Friday, March 6, 2015
Album Review: Hunt Hunt Hunt Camp, "Light on a Landfill" (2014)
"A lot of great things I did not do/But there's nothing here to ruin."
Hunt Hunt Hunt Camp is Chicago-based Joseph Starita and whoever's around. For Light On a Landfill, Joe is joined by a cast of a dozen, aiding and abetting the cause with horns, guit-fiddles, keybs, beats and bleats. Time to take a short drink from an infinitely flowing fountain.
The fourteen songs comprising Light On a Landfill were recorded from 2011-2014, and the diversity of moods and textures I expected was indeed present. The inconstancy in quality I feared was absent. Result.

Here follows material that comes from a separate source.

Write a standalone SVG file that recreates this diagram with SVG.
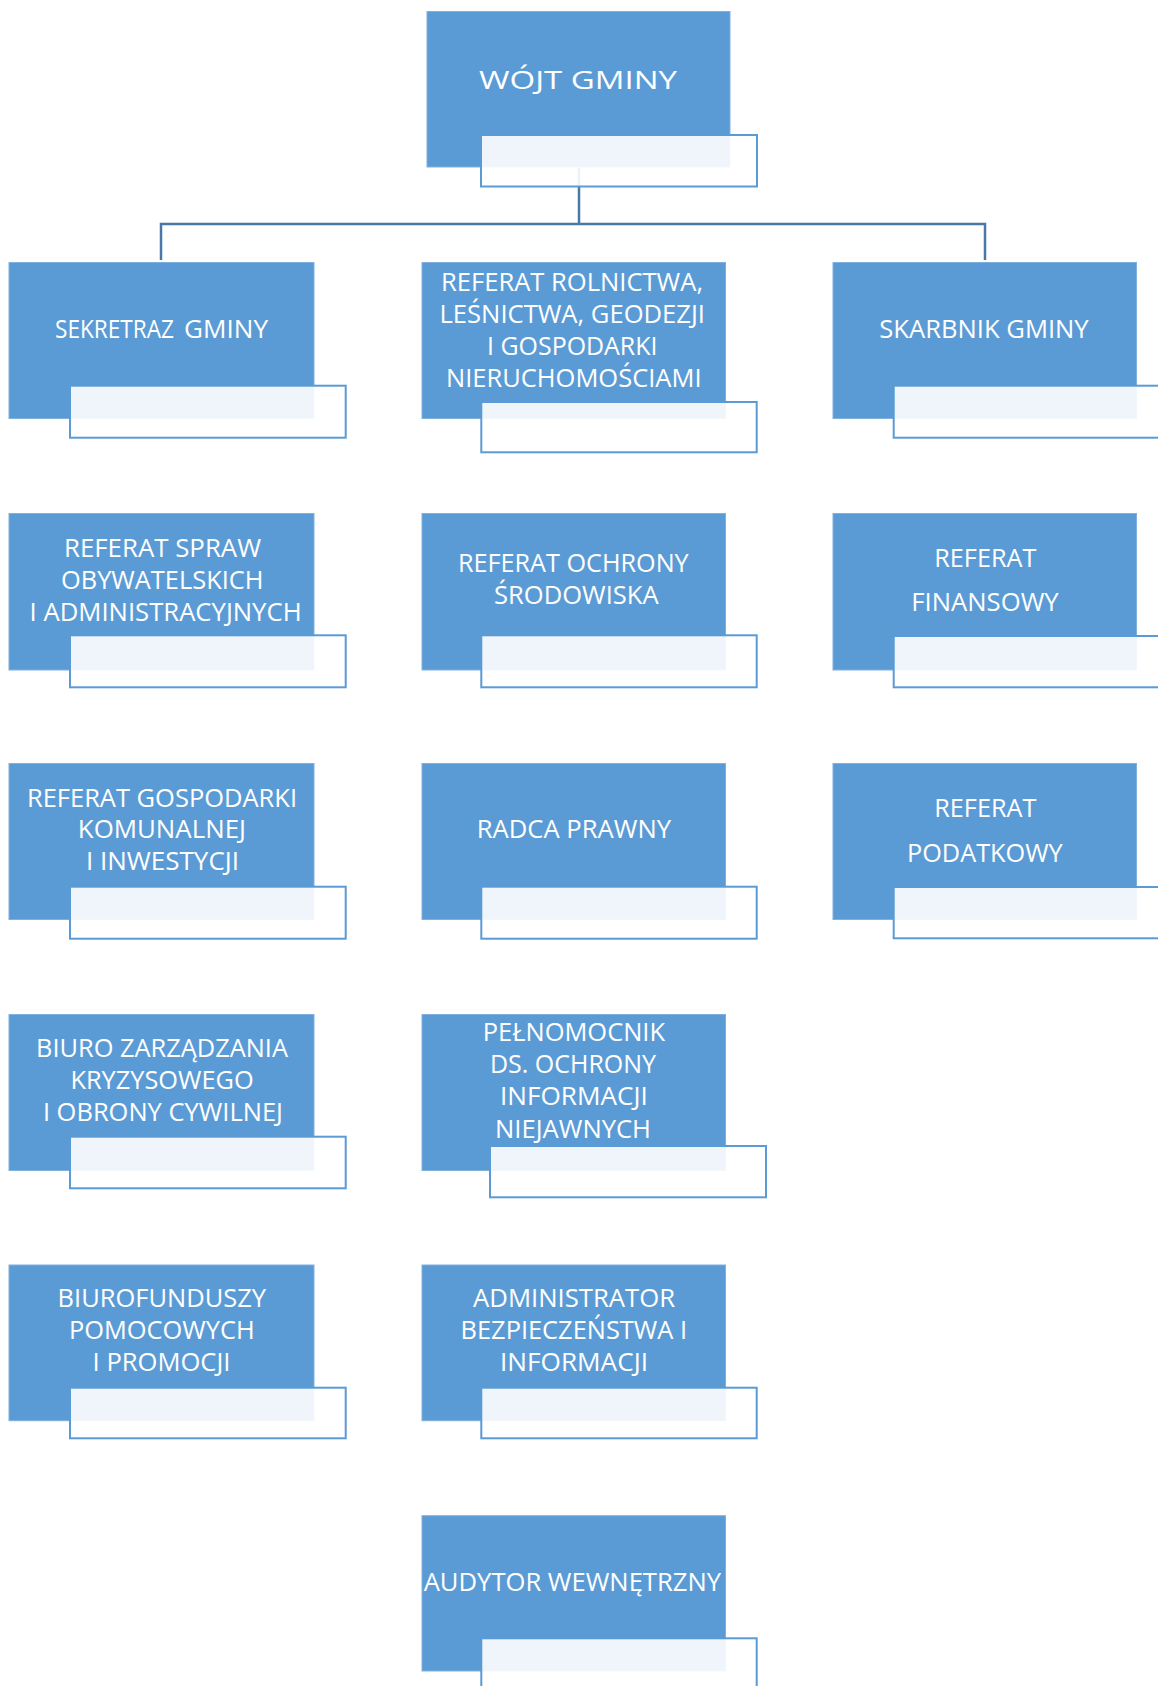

The pieces possess power of a peculiar sort, the most potent sort, in fact. The sort that sharpens the tongue rather than scrubs the throat. The type that uses the walls to test slap-echo rather than to discharge fury. Words are used first as weapons, for as long as the arsenal allows. The deceptively labyrinthine vineyard that opens the album ("Hellos") is also one of the record's standouts, along with "Handshake," a three-minute track consisting of two similar yet distinct acts: Mr. Starita on Doomsday, surrounded by the stutters and putters of a dying world; then, finally, the oceans beginning to boil.

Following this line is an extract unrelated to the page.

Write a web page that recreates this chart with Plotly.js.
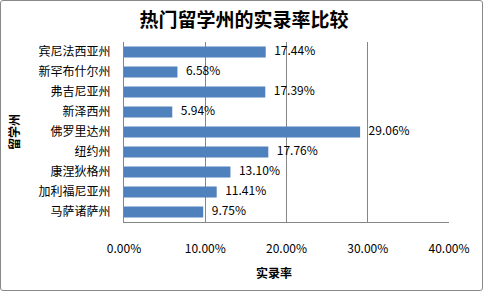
<!DOCTYPE html>
<html>
<head>
<meta charset="utf-8">
<script src="https://cdn.plot.ly/plotly-3.0.1.min.js"></script>
<style>
html,body{margin:0;padding:0;background:#fff;}
#wrap{position:relative;width:483px;height:291px;}
#frame{position:absolute;left:0;top:0;width:483px;height:291px;box-sizing:border-box;border:1px solid #888;border-radius:3px;pointer-events:none;}
</style>
</head>
<body>
<div id="wrap"><div id="chart"></div><div id="frame"></div></div>
<script>
const categories = ["宾尼法西亚州","新罕布什尔州","弗吉尼亚州","新泽西州","佛罗里达州","纽约州","康涅狄格州","加利福尼亚州","马萨诸萨州"];
const rates = [17.44, 6.58, 17.39, 5.94, 29.06, 17.76, 13.10, 11.41, 9.75];
const xTickVals = [0, 10, 20, 30, 40];
const xTickText = ["0.00%","10.00%","20.00%","30.00%","40.00%"];
const chartTitle = "热门留学州的实录率比较";
const xTitle = "实录率";
const yTitle = "留学州";

const font = '"Noto Sans CJK SC", "Noto Sans", sans-serif';

const bars = {
  type: 'bar',
  orientation: 'h',
  y: categories,
  x: rates,
  marker: {color: '#4F81BD'},
  hoverinfo: 'none'
};

const labels = {
  type: 'scatter',
  mode: 'markers+text',
  y: categories,
  x: rates,
  marker: {size: 12, opacity: 0},
  text: rates.map(v => v.toFixed(2) + '%'),
  textposition: 'middle right',
  cliponaxis: false,
  textfont: {family: font, size: 12, color: '#000'},
  hoverinfo: 'none'
};

const layout = {
  width: 483, height: 291,
  margin: {l: 124, r: 34, t: 42, b: 69},
  paper_bgcolor: '#fff', plot_bgcolor: '#fff',
  font: {family: font, size: 12, color: '#000'},
  showlegend: false,
  bargap: 0.45,
  title: {text: '<b>' + chartTitle + '</b>', font: {family: font, size: 19, color: '#000'}, x: 0.505, xanchor: 'center', y: 0.93, yanchor: 'middle'},
  xaxis: {
    range: [0, 40], tickvals: xTickVals, ticktext: xTickText,
    showgrid: true, gridcolor: '#868686', gridwidth: 1,
    showline: true, linecolor: '#868686', linewidth: 1,
    zeroline: false, ticks: '', ticklabelstandoff: 16,
    tickfont: {family: font, size: 12, color: '#000'},
    fixedrange: true
  },
  yaxis: {
    range: [categories.length - 0.5, -0.5], showgrid: false,
    showline: true, linecolor: '#868686', linewidth: 1,
    ticks: '', ticklabelstandoff: 10,
    tickfont: {family: font, size: 12, color: '#000'},
    fixedrange: true
  },
  annotations: [
    {text: '<b>' + xTitle + '</b>', xref: 'paper', yref: 'paper', x: (274-124)/325, y: -(272-222)/180, xanchor: 'center', yanchor: 'middle', showarrow: false, font: {family: font, size: 12, color: '#000'}},
    {text: '<b>' + yTitle + '</b>', xref: 'paper', yref: 'paper', x: (13-124)/325, y: 0.5, xanchor: 'center', yanchor: 'middle', textangle: -90, showarrow: false, font: {family: font, size: 12, color: '#000'}}
  ]
};

Plotly.newPlot('chart', [bars, labels], layout, {displayModeBar: false, staticPlot: true});
</script>
</body>
</html>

"Missing Persons" is all open heart thumping underneath an aluminum cage, dangling just out of reach. And it has a fire-ass first line.
My favorite tunes come near the end: the gorgeous swaths of "Continental Blues" and the ultimate track, "Hunt Hunt Hunt Camp," what feels like (to me, anyway) a tale of survival in the immense outdoors, all splayed limbs, aching skull and treacherous heart. Harrowing covers it...well, most of it, I can still see the feet poking out.
There are abstract EVP echoes, tenderly-articulated tracks and songs that lean towards the more standard construction, all juxtaposed wonderfully under the auspices of an even-keeled oddball. Song after song, logic and emotion tussle to the soul's delight. There's hope for the analgesic addicts here as well. Some offerings ("K.I.L.L.S.," "Ginger Unit") hit my ears as Starita and crew making sound because they needed something to perch upon and gaze out from (or stand upon and dive down from). Others coated my brain like the tree-filtered sunlight hitting bay windows, spreading through a sparsely-decorated living area, blending the light blues and hard whites.
For the listener who loves to be pulled to, rather than pushed in, Light On a Landfill is worth a purchase. Not only for the music, but the unique packaging. Jesus, but do I appreciate effort ever more as the days go by.